The Fine-Tuning Approach
I fine-tuned the embedding model on my corpus using contrastive learning. Pairs of artifacts that I judged to be related (based on graph proximity) were used as positive pairs. Artifacts with no graph connection were used as negative pairs. The fine-tuned model learned that documents about ConnectWise Automate should be close to documents about RMM deployments, even though the surface-level language might be completely different.
The improvement was substantial. Retrieval accuracy on a test set of queries went from sixty-one percent with generic embeddings to seventy-eight percent with fine-tuned embeddings. Combined with the graph and lexical layers in trimodal retrieval, the overall system accuracy reached eighty-seven percent.

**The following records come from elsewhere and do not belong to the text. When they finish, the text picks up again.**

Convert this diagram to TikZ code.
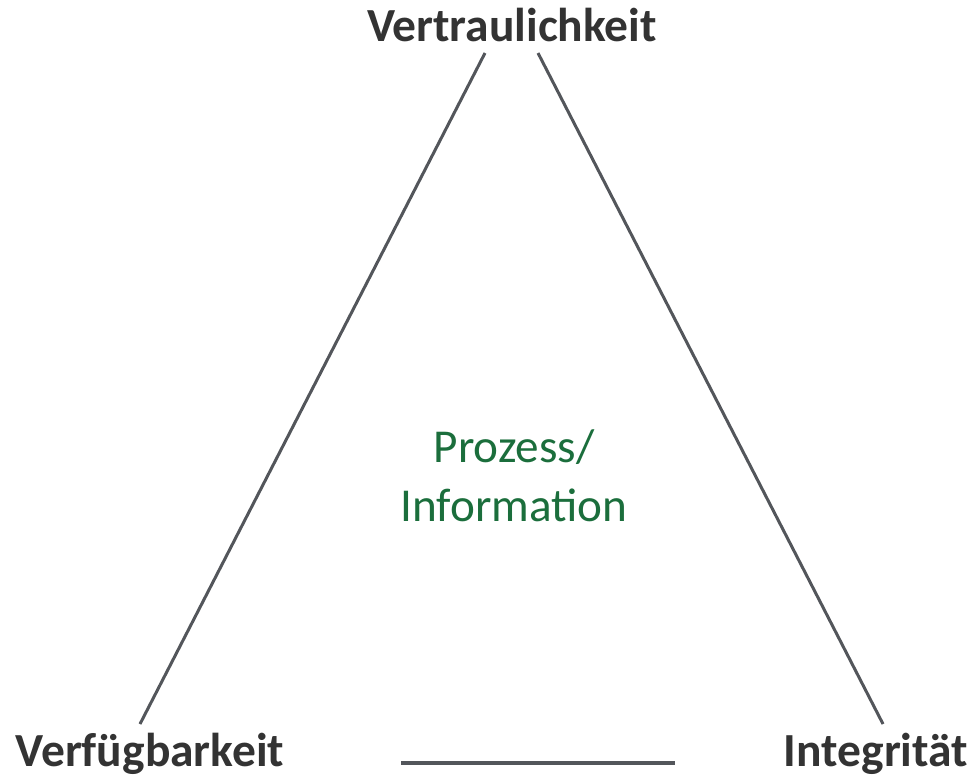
\documentclass[tikz,border=0pt]{standalone}
\usepackage{fontspec}
\setmainfont{Carlito}
\definecolor{linegray}{HTML}{53565B}
\definecolor{textgray}{HTML}{333333}
\definecolor{procgreen}{HTML}{1B6E3C}
\begin{document}
\begin{tikzpicture}[x=1pt,y=-1pt,
  edge/.style={draw=linegray,line width=3pt},
  corner/.style={font=\fontsize{47.5}{57}\selectfont\bfseries,text=textgray,inner sep=0pt,anchor=base},
  center/.style={font=\fontsize{47.2}{59}\selectfont,text=procgreen,inner sep=0pt,align=center}]
\useasboundingbox (0,0) rectangle (974,777);
\node[corner] (V) at (512,41) {Vertraulichkeit};
\node[corner] (F) at (150,766) {Verfügbarkeit};
\node[corner] (I) at (876,766) {Integrität};
\node[center] (P) at (514,476) {Prozess/\\Information};
\coordinate (vl) at (485,53);
\coordinate (vr) at (538,53);
\coordinate (fl) at (140,724);
\coordinate (ir) at (883,724);
\coordinate (bl) at (401,763);
\coordinate (br) at (675,763);
\draw[edge] (vl) -- (fl);
\draw[edge] (vr) -- (ir);
\draw[edge,line width=4pt] (bl) -- (br);
\end{tikzpicture}
\end{document}
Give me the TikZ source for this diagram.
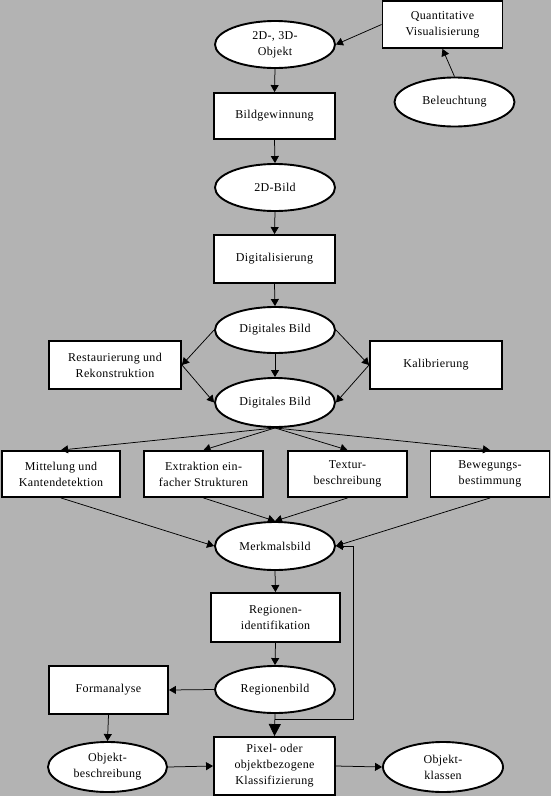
\documentclass[tikz,border=0pt]{standalone}
\usepackage{fontspec}
\setmainfont{Liberation Serif}[LetterSpace=3]
\usetikzlibrary{arrows.meta,shapes.geometric}
\definecolor{bggray}{RGB}{179,179,179}
\begin{document}
\begin{tikzpicture}[x=1pt,y=-1pt,
  every node/.style={font=\fontsize{12}{16}\selectfont, align=center, inner sep=0pt, fill=white, draw=black, line width=1.9pt},
  boxn/.style={rectangle},
  ell/.style={ellipse},
  arr/.style={line width=0.75pt, -{Triangle[length=7pt,width=8pt]}},
  bigarr/.style={line width=0.75pt, -{Triangle[length=12pt,width=12pt]}}
]
\fill[bggray] (0,0) rectangle (551,796);
\useasboundingbox (0,0) rectangle (551,796);

\node[ell, minimum width=120pt, minimum height=47pt] (obj) at (275,44.5) {2D-, 3D-\\Objekt};
\node[boxn, minimum width=120pt, minimum height=47pt] (quant) at (442.5,24.5) {Quantitative\\Visualisierung};
\node[ell, minimum width=120pt, minimum height=49pt] (bel) at (454.5,102) {Beleuchtung};
\node[boxn, minimum width=121pt, minimum height=46pt] (bild) at (274.5,116) {Bildgewinnung};
\node[ell, minimum width=120pt, minimum height=47pt] (bild2d) at (275,187.5) {2D-Bild};
\node[boxn, minimum width=121pt, minimum height=48pt] (digit) at (274.5,259) {Digitalisierung};
\node[ell, minimum width=120pt, minimum height=46pt] (db1) at (275,330) {Digitales Bild};
\node[boxn, minimum width=132pt, minimum height=48pt] (restau) at (115,365) {Restaurierung und\\Rekonstruktion};
\node[boxn, minimum width=132pt, minimum height=48pt] (kalib) at (436,365) {Kalibrierung};
\node[ell, minimum width=120pt, minimum height=49pt] (db2) at (275,402.5) {Digitales Bild};
\node[boxn, minimum width=118pt, minimum height=46pt] (mittel) at (61,474) {Mittelung und\\Kantendetektion};
\node[boxn, minimum width=119pt, minimum height=46pt] (extr) at (203.5,474) {Extraktion ein-\\facher Strukturen};
\node[boxn, minimum width=119pt, minimum height=46pt] (textur) at (347.5,474) {Textur-\\beschreibung};
\node[boxn, minimum width=119pt, minimum height=46pt] (beweg) at (490,474) {Bewegungs-\\bestimmung};
\node[ell, minimum width=120pt, minimum height=48pt] (merkmal) at (275,546) {Merkmalsbild};
\node[boxn, minimum width=129pt, minimum height=49pt] (regid) at (275.5,617.5) {Regionen-\\identifikation};
\node[ell, minimum width=120pt, minimum height=47pt] (regbild) at (275,689.5) {Regionenbild};
\node[boxn, minimum width=119pt, minimum height=48pt] (form) at (108.5,690) {Formanalyse};
\node[ell, minimum width=119pt, minimum height=50pt] (objb) at (107.5,767) {Objekt-\\beschreibung};
\node[boxn, minimum width=121pt, minimum height=58pt] (pixel) at (274.5,766) {Pixel- oder\\objektbezogene\\Klassifizierung};
\node[ell, minimum width=120pt, minimum height=50pt] (objk) at (443,767) {Objekt-\\klassen};

\coordinate (fb) at (353,719);

\draw[arr] (quant.west) -- (obj.east);
\draw[arr] (bel.north) -- (quant.south);
\draw[arr] (obj.south) -- (bild.north);
\draw[arr] (bild.south) -- (bild2d.north);
\draw[arr] (bild2d.south) -- (digit.north);
\draw[arr] (digit.south) -- (db1.north);
\draw[arr] (db1.south) -- (db2.north);
\draw[arr] (db1.west) -- (restau.east);
\draw[arr] (restau.east) -- (db2.west);
\draw[arr] (db1.east) -- (kalib.west);
\draw[arr] (kalib.west) -- (db2.east);
\draw[arr] (db2.south) -- (mittel.north);
\draw[arr] (db2.south) -- (extr.north);
\draw[arr] (db2.south) -- (textur.north);
\draw[arr] (db2.south) -- (beweg.north);
\draw[arr] (mittel.south) -- (merkmal.west);
\draw[arr] (extr.south) -- (merkmal.north);
\draw[arr] (textur.south) -- (merkmal.north);
\draw[arr] (beweg.south) -- (merkmal.east);
\draw[arr] (merkmal.south) -- (regid.north);
\draw[arr] (regid.south) -- (regbild.north);
\draw[arr] (regbild.west) -- (form.east);
\draw[arr] (form.south) -- (objb.north);
\draw[arr] (objb.east) -- (pixel.west);
\draw[arr] (pixel.east) -- (objk.west);
\draw[bigarr] (regbild.south) -- (pixel.north);
\draw[arr] (regbild.south |- fb) -- (fb) |- (merkmal.east);
\end{tikzpicture}
\end{document}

The fine-tuning process itself was informative. The pairs that the model struggled with most were cross-domain references: a security decision that was relevant to a managed services workflow, or a personal reflection that contained insight about a professional pattern. These cross-domain connections are exactly the ones that make a life assistant valuable, and they require embeddings that can bridge domains rather than staying within them.
Incremental Updates
The embedding model cannot be re-fine-tuned every time new artifacts arrive. The computational cost is too high for a local system. Instead, I use a layered approach: the base model is fine-tuned periodically (quarterly), and new artifacts are embedded using the current model with a lightweight adapter that adjusts for recent vocabulary and relationship patterns.
The adapter is small, trainable in minutes rather than hours, and captures the most recent shifts in my language and context without requiring full model retraining. It is a practical compromise between embedding quality and computational feasibility on an air-gapped system.
This is one of the recurring themes in Tessera’s development: the optimal architecture is not the one that performs best on paper. It is the one that performs well enough within the constraints of local hardware, air-gapped operation, and a single developer’s capacity to maintain it. Pragmatism over perfection, every time.